◆ **Information given**:
-------------------------

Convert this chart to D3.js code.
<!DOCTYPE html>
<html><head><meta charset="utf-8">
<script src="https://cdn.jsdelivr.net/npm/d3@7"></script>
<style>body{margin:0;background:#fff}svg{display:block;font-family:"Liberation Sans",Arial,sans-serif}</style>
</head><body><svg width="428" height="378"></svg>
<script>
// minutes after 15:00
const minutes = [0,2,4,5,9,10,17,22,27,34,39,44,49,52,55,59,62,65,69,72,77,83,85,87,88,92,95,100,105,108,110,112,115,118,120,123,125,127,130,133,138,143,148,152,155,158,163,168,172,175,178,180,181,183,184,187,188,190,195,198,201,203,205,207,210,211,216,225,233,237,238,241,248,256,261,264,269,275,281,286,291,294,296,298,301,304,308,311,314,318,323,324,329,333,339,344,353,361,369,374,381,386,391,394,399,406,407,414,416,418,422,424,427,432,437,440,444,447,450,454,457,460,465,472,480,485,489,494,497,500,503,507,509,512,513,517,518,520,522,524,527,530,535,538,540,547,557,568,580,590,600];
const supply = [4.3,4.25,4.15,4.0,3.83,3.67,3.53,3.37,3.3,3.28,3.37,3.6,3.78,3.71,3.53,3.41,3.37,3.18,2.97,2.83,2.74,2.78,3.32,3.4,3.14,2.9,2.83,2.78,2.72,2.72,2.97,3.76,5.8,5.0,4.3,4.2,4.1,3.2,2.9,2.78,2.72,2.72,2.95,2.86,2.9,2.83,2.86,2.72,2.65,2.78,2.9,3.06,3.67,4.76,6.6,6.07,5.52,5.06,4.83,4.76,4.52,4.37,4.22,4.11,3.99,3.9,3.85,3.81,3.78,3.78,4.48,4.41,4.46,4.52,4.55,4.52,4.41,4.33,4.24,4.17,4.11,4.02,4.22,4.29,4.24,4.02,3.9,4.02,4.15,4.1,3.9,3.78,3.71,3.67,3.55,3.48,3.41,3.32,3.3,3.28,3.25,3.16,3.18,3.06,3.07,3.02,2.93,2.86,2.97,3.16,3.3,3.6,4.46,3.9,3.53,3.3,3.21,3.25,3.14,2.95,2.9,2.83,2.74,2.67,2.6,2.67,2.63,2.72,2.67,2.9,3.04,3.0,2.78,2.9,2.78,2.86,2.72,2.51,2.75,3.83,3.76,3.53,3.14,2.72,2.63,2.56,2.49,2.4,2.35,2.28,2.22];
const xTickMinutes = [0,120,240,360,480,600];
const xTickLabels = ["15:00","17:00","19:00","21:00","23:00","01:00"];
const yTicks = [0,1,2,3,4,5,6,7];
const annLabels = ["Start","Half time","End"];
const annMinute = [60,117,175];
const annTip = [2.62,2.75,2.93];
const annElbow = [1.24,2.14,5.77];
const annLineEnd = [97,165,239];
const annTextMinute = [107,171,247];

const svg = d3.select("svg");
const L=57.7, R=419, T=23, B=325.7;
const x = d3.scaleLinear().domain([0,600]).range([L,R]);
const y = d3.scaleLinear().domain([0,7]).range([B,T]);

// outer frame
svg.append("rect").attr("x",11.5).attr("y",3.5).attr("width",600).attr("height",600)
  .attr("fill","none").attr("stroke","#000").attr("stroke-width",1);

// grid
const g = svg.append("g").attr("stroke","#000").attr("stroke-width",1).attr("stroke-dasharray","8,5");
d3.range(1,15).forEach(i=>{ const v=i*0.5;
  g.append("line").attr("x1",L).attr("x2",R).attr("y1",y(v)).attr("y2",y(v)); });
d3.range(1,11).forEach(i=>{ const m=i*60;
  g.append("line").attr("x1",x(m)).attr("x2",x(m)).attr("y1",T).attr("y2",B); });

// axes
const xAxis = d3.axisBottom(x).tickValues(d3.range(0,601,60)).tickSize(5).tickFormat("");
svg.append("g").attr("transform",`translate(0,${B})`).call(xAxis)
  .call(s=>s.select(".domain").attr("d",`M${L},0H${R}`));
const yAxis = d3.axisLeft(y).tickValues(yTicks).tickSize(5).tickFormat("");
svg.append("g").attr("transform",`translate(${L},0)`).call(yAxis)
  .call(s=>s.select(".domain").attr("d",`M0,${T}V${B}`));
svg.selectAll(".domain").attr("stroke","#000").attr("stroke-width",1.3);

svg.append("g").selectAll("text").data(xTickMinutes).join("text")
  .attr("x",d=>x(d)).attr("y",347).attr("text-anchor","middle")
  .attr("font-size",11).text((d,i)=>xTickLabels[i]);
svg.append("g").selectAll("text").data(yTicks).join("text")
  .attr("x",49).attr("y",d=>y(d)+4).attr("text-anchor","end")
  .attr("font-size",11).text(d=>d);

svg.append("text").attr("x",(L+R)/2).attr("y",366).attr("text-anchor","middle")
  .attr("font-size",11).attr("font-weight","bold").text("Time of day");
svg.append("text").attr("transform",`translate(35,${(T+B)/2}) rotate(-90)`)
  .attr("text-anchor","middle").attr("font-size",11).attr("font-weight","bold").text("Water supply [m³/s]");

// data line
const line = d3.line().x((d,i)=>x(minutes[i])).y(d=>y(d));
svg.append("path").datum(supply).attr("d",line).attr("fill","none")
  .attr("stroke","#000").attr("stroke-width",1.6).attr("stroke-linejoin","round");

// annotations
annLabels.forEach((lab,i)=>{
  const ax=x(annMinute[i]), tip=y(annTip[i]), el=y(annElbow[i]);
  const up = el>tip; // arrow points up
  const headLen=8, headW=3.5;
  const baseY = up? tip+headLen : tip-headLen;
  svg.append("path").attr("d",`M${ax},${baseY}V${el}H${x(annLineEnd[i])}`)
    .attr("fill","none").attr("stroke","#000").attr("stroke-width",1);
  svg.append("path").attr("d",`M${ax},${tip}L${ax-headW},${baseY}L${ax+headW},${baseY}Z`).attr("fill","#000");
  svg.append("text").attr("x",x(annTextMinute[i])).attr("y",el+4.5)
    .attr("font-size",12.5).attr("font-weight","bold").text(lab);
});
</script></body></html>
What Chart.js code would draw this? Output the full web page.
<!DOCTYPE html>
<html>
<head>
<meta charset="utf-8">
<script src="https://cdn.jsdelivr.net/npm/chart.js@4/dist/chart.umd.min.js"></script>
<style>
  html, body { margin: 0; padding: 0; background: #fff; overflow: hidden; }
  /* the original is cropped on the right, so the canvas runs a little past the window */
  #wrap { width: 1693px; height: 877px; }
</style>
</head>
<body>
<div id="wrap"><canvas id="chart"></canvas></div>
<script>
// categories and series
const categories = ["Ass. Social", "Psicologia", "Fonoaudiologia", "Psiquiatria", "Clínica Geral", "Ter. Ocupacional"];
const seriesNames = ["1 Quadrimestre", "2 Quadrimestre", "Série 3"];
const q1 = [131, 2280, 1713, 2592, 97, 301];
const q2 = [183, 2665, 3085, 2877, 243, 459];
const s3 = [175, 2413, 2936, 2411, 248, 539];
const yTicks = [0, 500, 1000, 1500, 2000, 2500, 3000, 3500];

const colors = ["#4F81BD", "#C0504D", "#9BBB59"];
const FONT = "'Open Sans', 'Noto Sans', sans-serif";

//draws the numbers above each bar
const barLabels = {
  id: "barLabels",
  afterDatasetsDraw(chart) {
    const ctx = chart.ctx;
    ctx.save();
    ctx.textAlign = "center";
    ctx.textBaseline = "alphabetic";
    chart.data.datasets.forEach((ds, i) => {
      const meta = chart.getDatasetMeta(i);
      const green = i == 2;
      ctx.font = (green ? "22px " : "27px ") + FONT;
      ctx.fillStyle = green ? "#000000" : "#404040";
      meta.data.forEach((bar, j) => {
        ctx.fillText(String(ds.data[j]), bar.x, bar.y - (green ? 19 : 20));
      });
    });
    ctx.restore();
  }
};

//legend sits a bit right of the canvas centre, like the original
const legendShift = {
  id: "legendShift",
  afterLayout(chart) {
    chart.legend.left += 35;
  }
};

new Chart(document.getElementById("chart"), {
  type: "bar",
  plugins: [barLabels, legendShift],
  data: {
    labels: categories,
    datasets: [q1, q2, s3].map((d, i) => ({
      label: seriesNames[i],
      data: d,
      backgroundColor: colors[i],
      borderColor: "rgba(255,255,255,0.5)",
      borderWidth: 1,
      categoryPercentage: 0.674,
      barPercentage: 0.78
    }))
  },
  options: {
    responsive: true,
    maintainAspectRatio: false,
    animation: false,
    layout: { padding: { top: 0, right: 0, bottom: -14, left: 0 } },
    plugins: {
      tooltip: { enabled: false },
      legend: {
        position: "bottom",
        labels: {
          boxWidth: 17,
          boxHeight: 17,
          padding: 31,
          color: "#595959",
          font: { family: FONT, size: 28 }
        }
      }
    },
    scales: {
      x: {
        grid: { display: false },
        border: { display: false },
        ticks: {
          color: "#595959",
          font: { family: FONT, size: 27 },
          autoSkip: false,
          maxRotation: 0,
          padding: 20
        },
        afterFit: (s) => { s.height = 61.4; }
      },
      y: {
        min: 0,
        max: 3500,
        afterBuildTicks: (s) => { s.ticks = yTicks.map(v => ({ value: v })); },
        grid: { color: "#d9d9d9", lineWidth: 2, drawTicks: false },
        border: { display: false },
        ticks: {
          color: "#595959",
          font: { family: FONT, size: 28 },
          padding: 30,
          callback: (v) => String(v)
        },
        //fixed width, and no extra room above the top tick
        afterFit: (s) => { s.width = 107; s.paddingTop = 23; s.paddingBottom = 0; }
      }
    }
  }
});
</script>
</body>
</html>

-------------------------

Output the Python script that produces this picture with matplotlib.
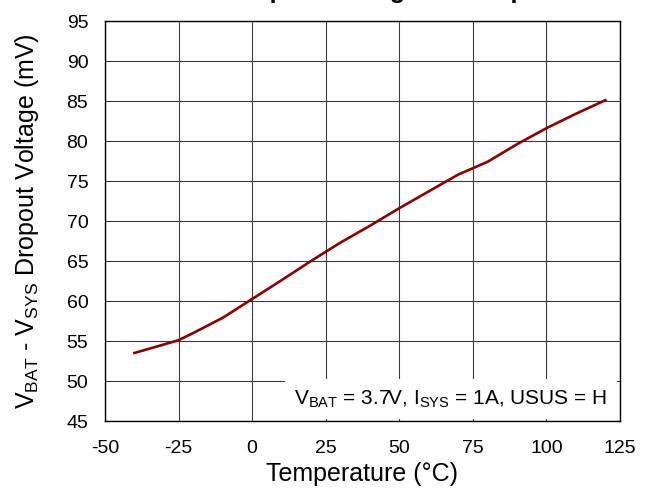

-------------------------

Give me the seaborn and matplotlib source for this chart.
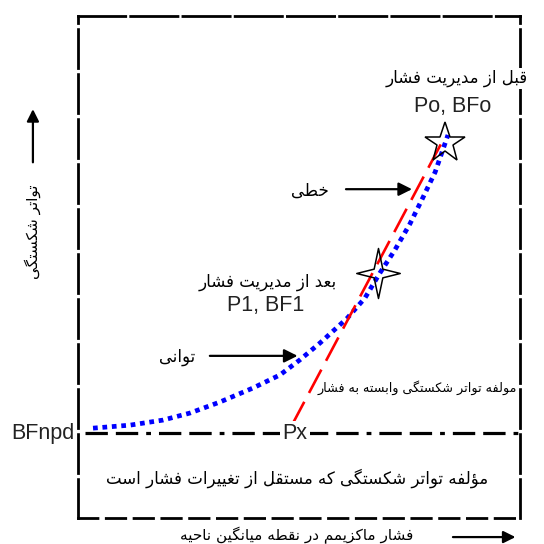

-------------------------

◆ **Description of the task**:
Would you quote everything above from the line containing "Convert this chart to D3.js code." down to the line containing "const y = d3.scaleLinear().domain([0,7]).range([B,T]);"? Include both of those lines and nothing else.

◆ **Result of this exercise**:
Convert this chart to D3.js code.
<!DOCTYPE html>
<html><head><meta charset="utf-8">
<script src="https://cdn.jsdelivr.net/npm/d3@7"></script>
<style>body{margin:0;background:#fff}svg{display:block;font-family:"Liberation Sans",Arial,sans-serif}</style>
</head><body><svg width="428" height="378"></svg>
<script>
// minutes after 15:00
const minutes = [0,2,4,5,9,10,17,22,27,34,39,44,49,52,55,59,62,65,69,72,77,83,85,87,88,92,95,100,105,108,110,112,115,118,120,123,125,127,130,133,138,143,148,152,155,158,163,168,172,175,178,180,181,183,184,187,188,190,195,198,201,203,205,207,210,211,216,225,233,237,238,241,248,256,261,264,269,275,281,286,291,294,296,298,301,304,308,311,314,318,323,324,329,333,339,344,353,361,369,374,381,386,391,394,399,406,407,414,416,418,422,424,427,432,437,440,444,447,450,454,457,460,465,472,480,485,489,494,497,500,503,507,509,512,513,517,518,520,522,524,527,530,535,538,540,547,557,568,580,590,600];
const supply = [4.3,4.25,4.15,4.0,3.83,3.67,3.53,3.37,3.3,3.28,3.37,3.6,3.78,3.71,3.53,3.41,3.37,3.18,2.97,2.83,2.74,2.78,3.32,3.4,3.14,2.9,2.83,2.78,2.72,2.72,2.97,3.76,5.8,5.0,4.3,4.2,4.1,3.2,2.9,2.78,2.72,2.72,2.95,2.86,2.9,2.83,2.86,2.72,2.65,2.78,2.9,3.06,3.67,4.76,6.6,6.07,5.52,5.06,4.83,4.76,4.52,4.37,4.22,4.11,3.99,3.9,3.85,3.81,3.78,3.78,4.48,4.41,4.46,4.52,4.55,4.52,4.41,4.33,4.24,4.17,4.11,4.02,4.22,4.29,4.24,4.02,3.9,4.02,4.15,4.1,3.9,3.78,3.71,3.67,3.55,3.48,3.41,3.32,3.3,3.28,3.25,3.16,3.18,3.06,3.07,3.02,2.93,2.86,2.97,3.16,3.3,3.6,4.46,3.9,3.53,3.3,3.21,3.25,3.14,2.95,2.9,2.83,2.74,2.67,2.6,2.67,2.63,2.72,2.67,2.9,3.04,3.0,2.78,2.9,2.78,2.86,2.72,2.51,2.75,3.83,3.76,3.53,3.14,2.72,2.63,2.56,2.49,2.4,2.35,2.28,2.22];
const xTickMinutes = [0,120,240,360,480,600];
const xTickLabels = ["15:00","17:00","19:00","21:00","23:00","01:00"];
const yTicks = [0,1,2,3,4,5,6,7];
const annLabels = ["Start","Half time","End"];
const annMinute = [60,117,175];
const annTip = [2.62,2.75,2.93];
const annElbow = [1.24,2.14,5.77];
const annLineEnd = [97,165,239];
const annTextMinute = [107,171,247];

const svg = d3.select("svg");
const L=57.7, R=419, T=23, B=325.7;
const x = d3.scaleLinear().domain([0,600]).range([L,R]);
const y = d3.scaleLinear().domain([0,7]).range([B,T]);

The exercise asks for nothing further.